Writing incremental tests
Providing tests for workflows is important - they enable new users to be sure that a workflow behaves as expected, and also gives developers a reference to use to ensure that any changes made to the tools doesn't break the workflow. Setting up tests can be daunting, and time consuming at the start, but doing so will pay off in the long term. Below we discuss some of the details of how to do this.
Find/create test data for each step
If the data is open then partial data from earlier steps is easiest to use.
Intermediate data for a workflow can be generated by calling the CWL reference implementation cwl-runner
with the --cachedir
option. This will cache all step outputs, which you can then copy to create test data for distribution. A perhaps more tedious alternative is to add workflow level outputs
mapped from every step's outputs and copy test data manually.
The --cachedir
option, sometimes combined with --target
is also useful for incremental testing of a workflow, as it will reuse old outputs as long as a tool configuration and tool inputs match exactly a previous execution.Note that this means the step outputs are assumed to be reusable - for tools with mutable state (e.g. wget
of current weather or a database lookup) add the WorkReuse hint with enableReuse: false
to force re-execution.
Structure workflow files to support testing
CWL workflows can be nested. When writing a complex workflow it can be better to break this into several scripts, so that each can be tested independently.
This also allows you to make siblings of the parent workflow to tweak data handling, while retaining most of the reusable steps inside the nested workflows.
Setting up automated testing with GitHub Actions
If you are using GitHub to host your git repository, then you can make use of GitHub Actions to automate your testing process. Setting up the tests can be a (relatively) straightforward process, if you follow a few simple rules, and approach this in an iterative manner.

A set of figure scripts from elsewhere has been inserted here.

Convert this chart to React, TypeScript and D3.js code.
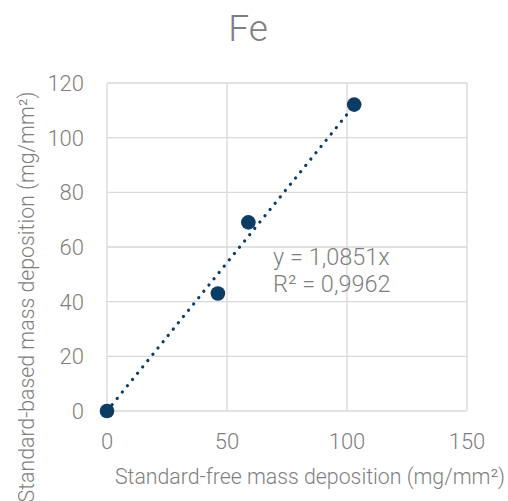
import React from "react";
import * as d3 from "d3";

const xValues = [0, 46.2, 58.9, 103.0];
const yValues = [0, 43.0, 69.0, 112.1];
const xTicks = [0, 50, 100, 150];
const yTicks = [0, 20, 40, 60, 80, 100, 120];
const slope = 1.0851;
const title = "Fe";
const xTitle = "Standard-free mass deposition (mg/mm²)";
const yTitle = "Standard-based mass deposition (mg/mm²)";
const eqLines = ["y = 1,0851x", "R² = 0,9962"];

const W = 508, H = 501;
const L = 107, R = 467, T = 83, B = 411;

export default function App() {
  const x = d3.scaleLinear().domain([0, 150]).range([L, R]);
  const y = d3.scaleLinear().domain([0, 120]).range([B, T]);
  const font = "Roboto, 'Noto Sans', sans-serif";
  const gray = "#7f7f7f";
  const grid = "#d9d9d9";
  const navy = "#0b3c63";
  const xMax = d3.max(xValues) as number;
  const line = d3.line<number>().x((d) => x(d)).y((d) => y(slope * d));
  return (
    <svg width={W} height={H} style={{ position: "absolute", left: 0, top: 0 }} fontFamily={font}>
      <rect width={W} height={H} fill="#fff" />
      {xTicks.map((t) => (
        <line key={"gx" + t} x1={x(t)} x2={x(t)} y1={T} y2={B} stroke={grid} strokeWidth={1.3} />
      ))}
      {yTicks.map((t) => (
        <line key={"gy" + t} x1={L} x2={R} y1={y(t)} y2={y(t)} stroke={grid} strokeWidth={1.3} />
      ))}
      {yTicks.map((t) => (
        <text key={"ty" + t} x={84} y={y(t)} dy="0.36em" textAnchor="end" fontSize={22} fontWeight={300} fill={gray}>{t}</text>
      ))}
      {xTicks.map((t) => (
        <text key={"tx" + t} x={x(t)} y={449} textAnchor="middle" fontSize={22} fontWeight={300} fill={gray}>{t}</text>
      ))}
      <path d={line([0, xMax]) || ""} fill="none" stroke={navy} strokeWidth={3.2} strokeLinecap="round" strokeDasharray="0.1 8" />
      {xValues.map((v, i) => (
        <circle key={"p" + i} cx={x(v)} cy={y(yValues[i])} r={7.3} fill={navy} />
      ))}
      {eqLines.map((s, i) => (
        <text key={"eq" + i} x={273} y={265 + i * 27} fontSize={23.5} fontWeight={300} fill={gray}>{s}</text>
      ))}
      <text x={248} y={41} textAnchor="middle" fontSize={37} fontWeight={300} fill={gray}>{title}</text>
      <text x={310} y={484} textAnchor="middle" fontSize={21.3} fontWeight={300} fill={gray}>{xTitle}</text>
      <text transform={`translate(34, 297) rotate(-90)`} textAnchor="middle" fontSize={21.3} fontWeight={300} fill={gray}>{yTitle}</text>
    </svg>
  );
}
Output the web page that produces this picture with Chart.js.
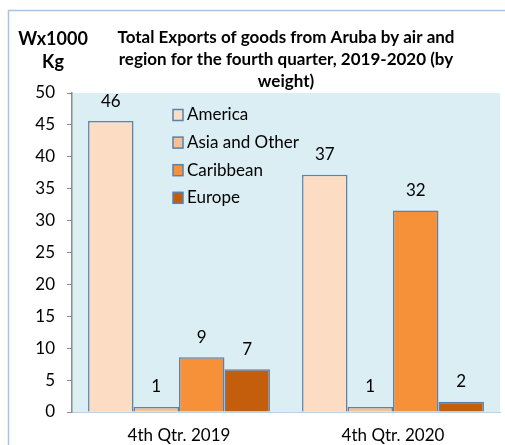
<!DOCTYPE html>
<html>
<head>
<meta charset="utf-8">
<script src="https://cdn.jsdelivr.net/npm/chart.js@4/dist/chart.umd.min.js"></script>
<style>
  body { margin: 0; background: #fff; }
</style>
</head>
<body>
<canvas id="chart" width="505" height="445"></canvas>
<script>
const categories = ["4th Qtr. 2019", "4th Qtr. 2020"];
const seriesNames = ["America", "Asia and Other", "Caribbean", "Europe"];
const america = [45.6, 37.2];
const asiaOther = [0.8, 0.8];
const caribbean = [8.6, 31.6];
const europe = [6.7, 1.6];
const yMax = 50;
const yStep = 5;
const titleLines = [
  "Total Exports of goods from Aruba by air and",
  "region for the fourth quarter, 2019-2020 (by",
  "weight)",
];
const unitLines = ["Wx1000", "Kg"];

const colors = ["#fcdcc2", "#fabf8f", "#f79139", "#c55e0c"];
const edge = "#5a82ad";
const font = "Lato, 'Open Sans', sans-serif";

const backdrop = {
  id: "backdrop",
  beforeDraw(chart) {
    const { ctx, chartArea } = chart;
    ctx.save();
    ctx.fillStyle = "#fff";
    ctx.fillRect(0, 0, chart.width, chart.height);
    ctx.strokeStyle = "#a7c4e4";
    ctx.lineWidth = 1.5;
    ctx.beginPath();
    ctx.moveTo(8.5, chart.height);
    ctx.lineTo(8.5, 10.5);
    ctx.lineTo(chart.width, 10.5);
    ctx.stroke();
    ctx.fillStyle = "#dbeef4";
    ctx.fillRect(chartArea.left, chartArea.top, chartArea.right - chartArea.left, chartArea.bottom - chartArea.top);
    ctx.restore();
  },
};

const valueLabels = {
  id: "valueLabels",
  afterDatasetsDraw(chart) {
    const { ctx } = chart;
    ctx.save();
    ctx.fillStyle = "#000";
    ctx.font = "17px " + font;
    ctx.textAlign = "center";
    ctx.textBaseline = "middle";
    chart.data.datasets.forEach((ds, i) => {
      chart.getDatasetMeta(i).data.forEach((bar, j) => {
        ctx.fillText(Math.round(ds.data[j]), bar.x, bar.y - 20);
      });
    });
    ctx.restore();
  },
};

const headings = {
  id: "headings",
  afterDraw(chart) {
    const { ctx, chartArea } = chart;
    ctx.save();
    ctx.fillStyle = "#000";
    ctx.textAlign = "center";
    ctx.textBaseline = "middle";
    ctx.font = "bold 17px " + font;
    const cx = (chartArea.left + chartArea.right) / 2;
    titleLines.forEach((line, i) => ctx.fillText(line, cx, 38 + i * 22));
    ctx.font = "bold 18px " + font;
    unitLines.forEach((line, i) => ctx.fillText(line, 53, 39 + i * 23));

    // legend
    ctx.textAlign = "left";
    ctx.font = "17px " + font;
    chart.data.datasets.forEach((ds, i) => {
      const y = 115 + i * 27.6;
      ctx.fillStyle = ds.backgroundColor;
      ctx.fillRect(173, y - 5.5, 10, 11);
      ctx.strokeStyle = edge;
      ctx.lineWidth = 1.5;
      ctx.strokeRect(173, y - 5.5, 10, 11);
      ctx.fillStyle = "#000";
      ctx.fillText(ds.label, 187, y);
    });
    ctx.restore();
  },
};

const seriesData = [america, asiaOther, caribbean, europe];

new Chart(document.getElementById("chart"), {
  type: "bar",
  data: {
    labels: categories,
    datasets: seriesNames.map((name, i) => ({
      label: name,
      data: seriesData[i],
      backgroundColor: colors[i],
      borderColor: edge,
      borderWidth: 1.5,
      categoryPercentage: 0.85,
      barPercentage: 1,
    })),
  },
  options: {
    responsive: false,
    animation: false,
    layout: { padding: { top: 93, right: 5, left: 0, bottom: 0 } },
    plugins: {
      legend: { display: false },
      title: { display: false },
      tooltip: { enabled: false },
    },
    scales: {
      x: {
        grid: { display: false, drawTicks: false },
        border: { color: "#b9d3e6", width: 1 },
        ticks: { color: "#000", font: { family: font, size: 17 }, padding: 13 },
        afterFit: (s) => { s.height = 33; },
      },
      y: {
        min: 0,
        max: yMax,
        ticks: { stepSize: yStep, color: "#000", font: { family: font, size: 17 }, padding: 12 },
        grid: { drawOnChartArea: false, drawTicks: true, tickLength: 5, color: "#8c8c8c" },
        border: { color: "#8c8c8c", width: 1.5 },
        afterFit: (s) => { s.width = 72; },
      },
    },
  },
  plugins: [backdrop, valueLabels, headings],
});
</script>
</body>
</html>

The minimum requirements are:
- GitHub Actions script
- package dependency file for your script
Your dependency file will describe the packages needed to run CWL (in the first instance - you can add other dependencies later). If you use conda for installing the cwl_runner
then this could be as simple as:
name: cwlrunner
channels:
- conda-forge
- defaults
dependencies:
- cwl_runner
This should be saved in your git repository - in this example the file will be called env.yml
.
The GitHub actions script should be saved in a folder .github/workflows/
within your git repository. The basic layout this takes is:
name: CI testing
on: [push, pull_request]
jobs:
workflow_validation:
runs-on: ubuntu-latest
steps:
- name: Checkout repository
uses: actions/checkout@v2
- name: Set up Conda
uses: conda-incubator/setup-miniconda@v2
with:
auto-update-conda: true
python-version: 3.8
activate-environment: cwlrunner
environment-file: env.yml
- name: Validate Script
run: |
conda run -n cwlrunner cwltool --validate script.cwl
This will validate the script.cwl
CWL script when a push
is made to the GitHub repository, or when a pull_request
is made to the repository.
The first two steps, Checkout repository
and Set up Conda
, use the checkout and setup-miniconda actions from the GitHub marketplace (these are, generally, a lot simpler to use than writing your own scripts, and should work on most available testing OS).
The last step, Validate Script
, runs a simple shell command (the shell is not a login shell, so conda cannot be activated normally and conda run -n [env]
must be used instead) that carries out the validation of the workflow script.
Just like in computational workflows, it is important to lock down versionsof GitHub Actions you rely in, as shown above with @v2
and python-version
.
If your repository uses git submodules for loading libraries, then these can be loaded by adapting the checkout step to enable submodules
:
- name: Checkout repository
uses: actions/checkout@v2
with:
submodules: recursive
Once you have a script which successfully runs the validation test (even if not all steps validate successfully), you can start adding other tests as extra steps in the script. These will require inputs for your CWL workflow, which can be gathered as described above, and stored in a tests/
directory, along with the configuration file for the tests. These can be added as extra steps in your script as they are provided, e.g.:
- name: Run Testcase Script
run: |
conda run -n cwlrunner cwltool script.cwl tests/testcase.yml
Defensive CWL programming
It is good practice to specify a format
for all File
objects passed into / out from your tools. These should, where possible, refer to an existing formal vocabulary description, such as the EDAM PDB format, e.g.:
inputs:
input_file:
type: File
format: http://edamontology.org/format_1476
or (if your script uses namespaces):
$namespaces:
edam: http://edamontology.org/
inputs:
input_file:
type: File
format: edam:format_1476
Doing this will provide a prompt for the user to check the format of their input file. Note that the file itself is not checked by the cwltool, only the workflow annotation, so it is of course possible for a user to simply label their incorrect input file as if it was the correct format, in order to try to run the workflow. But adding this format
check will assist them in debugging their issues once they see that this does not work.
You can specify your own, local, format for the File
objects - this allows for quick development of new tools and workflows, at the cost of some traceability. If you do this it is recommended to include format information in the documentation that you provide with the tool and, in the long-term, to submit your format for inclusion in an ontology or vocabulary (such as EDAM).